Diane Johnson, Simone Weil, and screaming ab…

Hi all! Long time no Stack. Nonetheless, this overdue missive is going to be disappointingly short, for two reasons. The first is that, now that it’s possible for me to embrace/lick/breath on real, sweaty human beings, I want to get the fuck off the internet. During the pandemic, I was under the completely erroneous impression that I was doing fine and remaining sane, relative to many people I know who seemed to me to be doing less than fine and becoming more and more insane. In a limited way, I was right. I didn’t shave my head, have public meltdown, or even file any pieces more than a few weeks late.

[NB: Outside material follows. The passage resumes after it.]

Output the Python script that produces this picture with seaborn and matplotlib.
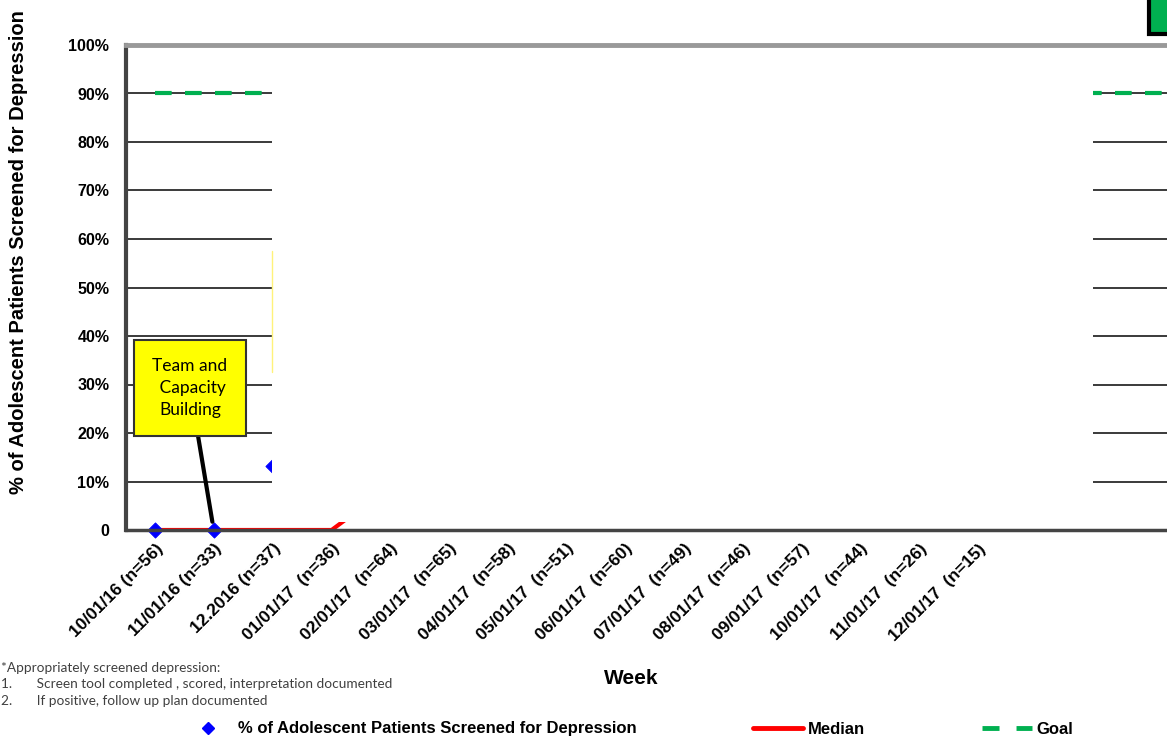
import numpy as np
import pandas as pd
import matplotlib.pyplot as plt
import matplotlib.patches as mpatches
import matplotlib.lines as mlines
import seaborn as sns

# data
months = ["10/01/16 (n=56)", "11/01/16 (n=33)", "12.2016 (n=37)", "01/01/17  (n=36)",
          "02/01/17  (n=64)", "03/01/17  (n=65)", "04/01/17  (n=58)", "05/01/17  (n=51)",
          "06/01/17  (n=60)", "07/01/17  (n=49)", "08/01/17  (n=46)", "09/01/17  (n=57)",
          "10/01/17  (n=44)", "11/01/17  (n=26)", "12/01/17  (n=15)"]
n_slots = 19  # the axis carries blank slots past the last month
screened = [0.0, 0.0, 13.2]          # % screened (visible points)
median = [0.0, 0.0, 0.0, 0.0, 9.0]   # median run line (visible part)
goal = [90.0] * n_slots
y_ticks = [0, 10, 20, 30, 40, 50, 60, 70, 80, 90, 100]
y_labels = ["0"] + [f"{v}%" for v in y_ticks[1:]]

sns.set_style("white")
plt.rcParams["font.family"] = ["Liberation Sans", "DejaVu Sans"]
plt.rcParams["text.color"] = "black"
plt.rcParams["axes.labelcolor"] = "black"
plt.rcParams["xtick.color"] = "black"
plt.rcParams["ytick.color"] = "black"

W, H = 1167, 740
fig = plt.figure(figsize=(W / 100, H / 100), dpi=100)
slot = 58.75
ax_w = n_slots * slot
ax = fig.add_axes([126 / W, 1 - 530 / H, ax_w / W, 485 / H])

df_pts = pd.DataFrame({"x": np.arange(len(screened)) + 0.5, "y": screened})
df_med = pd.DataFrame({"x": np.arange(len(median)) + 0.5, "y": median})
df_goal = pd.DataFrame({"x": np.arange(n_slots) + 0.5, "y": goal})

# gridlines
for v in y_ticks[1:-1]:
    ax.axhline(v, color="#3a3a3a", lw=1.4, zorder=1)

sns.lineplot(data=df_goal, x="x", y="y", ax=ax, color="#00B050", lw=3,
             dashes=False, zorder=3)
ax.lines[-1].set_dashes([4, 3.2])
sns.lineplot(data=df_med, x="x", y="y", ax=ax, color="#FF0000", lw=3, zorder=4)
sns.scatterplot(data=df_pts, x="x", y="y", ax=ax, marker="D", s=60, color="#0000FF",
                edgecolor="#0000FF", zorder=6, clip_on=False)

ax.set_xlim(0, n_slots)
ax.set_ylim(0, 100)

# white block covering the middle of the chart
ax.add_patch(mpatches.Rectangle((2.485, 1.6), 16.46 - 2.485, 98.0, facecolor="white",
                                edgecolor="none", zorder=7))
# faint edge of a hidden box
ax.plot([2.485, 2.485], [32.5, 57.5], color="#FFF27A", lw=1, zorder=8)

# annotation box
ax.annotate("Team and\n Capacity\nBuilding", xy=(1.47, 1.7), xytext=(1.09, 29.3),
            ha="center", va="center", fontsize=12.5, family=["Lato", "DejaVu Sans"],
            linespacing=1.45,
            bbox=dict(boxstyle="square,pad=1.05", fc="#FFFF00", ec="#333333", lw=1.5),
            arrowprops=dict(arrowstyle="-", color="black", lw=3, shrinkA=0, shrinkB=0),
            zorder=9)

# ticks
ax.set_yticks(y_ticks)
ax.set_yticklabels(y_labels, fontsize=11.5, fontweight="bold")
ax.set_xticks(np.arange(len(months)) + 0.5)
ax.set_xticklabels(months, rotation=45, ha="right", va="top", rotation_mode="anchor",
                   fontsize=12.5, fontweight="bold")
ax.set_xticks(np.arange(n_slots + 1), minor=True)
ax.tick_params(axis="x", which="major", length=0, pad=8)
ax.tick_params(axis="x", which="minor", length=7, width=1.5, color="#333333", direction="out")
ax.tick_params(axis="y", length=7, width=1.5, color="#333333", direction="out", pad=5)
ax.set_xlabel("")
ax.set_ylabel("% of Adolescent Patients Screened for Depression", fontsize=14.5,
              fontweight="bold")
ax.yaxis.set_label_coords(-(126 - 28) / ax_w, (530 - 252) / 485)

for side, col, lw in [("left", "#444444", 3), ("bottom", "#444444", 2.5),
                      ("top", "#999999", 3.5), ("right", "#999999", 3.5)]:
    ax.spines[side].set_color(col)
    ax.spines[side].set_linewidth(lw)
    ax.spines[side].set_zorder(10)

fig.text(631 / W, 1 - 679 / H, "Week", ha="center", va="center", fontsize=15,
         fontweight="bold")

notes = ["*Appropriately screened depression:",
         "1.       Screen tool completed , scored, interpretation documented",
         "2.       If positive, follow up plan documented"]
for i, t in enumerate(notes):
    fig.text(0.001, 1 - (668 + 16.5 * i) / H, t, ha="left", va="center", fontsize=9.8,
             color="#404040", family=["Lato", "DejaVu Sans"])

# green box peeking in at top right
fig.patches.append(mpatches.Rectangle((1149 / W, 1 - 34 / H), 40 / W, 40 / H,
                                      transform=fig.transFigure, fc="#00B050",
                                      ec="black", lw=3))

handles = [
    mlines.Line2D([], [], color="#0000FF", marker="D", ms=6, ls="none"),
    mlines.Line2D([], [], color="#FF0000", lw=3.5),
    mlines.Line2D([], [], color="#00B050", lw=3.5, dashes=[3.5, 3.5]),
]
labels = ["% of Adolescent Patients Screened for Depression", "Median", "Goal"]
fig.legend(handles, labels, loc="center", bbox_to_anchor=(628 / W, 1 - 729 / H), ncol=3,
           frameon=False, prop={"weight": "bold", "size": 12}, handlelength=3.0,
           handletextpad=0.3, columnspacing=7.0)

plt.savefig("out.png", dpi=100)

But now that I’m vaccinated and able to spend lots of time in the company of human bodies—HUMAN BODIES, EXHALING LITTLE PHLEGMY PARTICLES—I realize that I was in fact completely insane, paranoid, and miserable in quarantine. I’m sure that I would’ve felt bad and sad about how people reacted to (and dare I suggest, misread) my piece about sanctimony literature at any time, but I felt MUCH worse about it, and became almost delusionally convinced of the career-endingness of it all, because my entire quarantined life was so extremely, exclusively online. To put a Wittgensteinian twist on it, the limits of my timeline were the limits of my world. It completely warped me: to this day, I still whimperingly apologize for the cancelability of such outrageous takes as “I like Rawls, actually.” Basically, I am in want of dramatic, offline re-socialization, and I intend to seek one.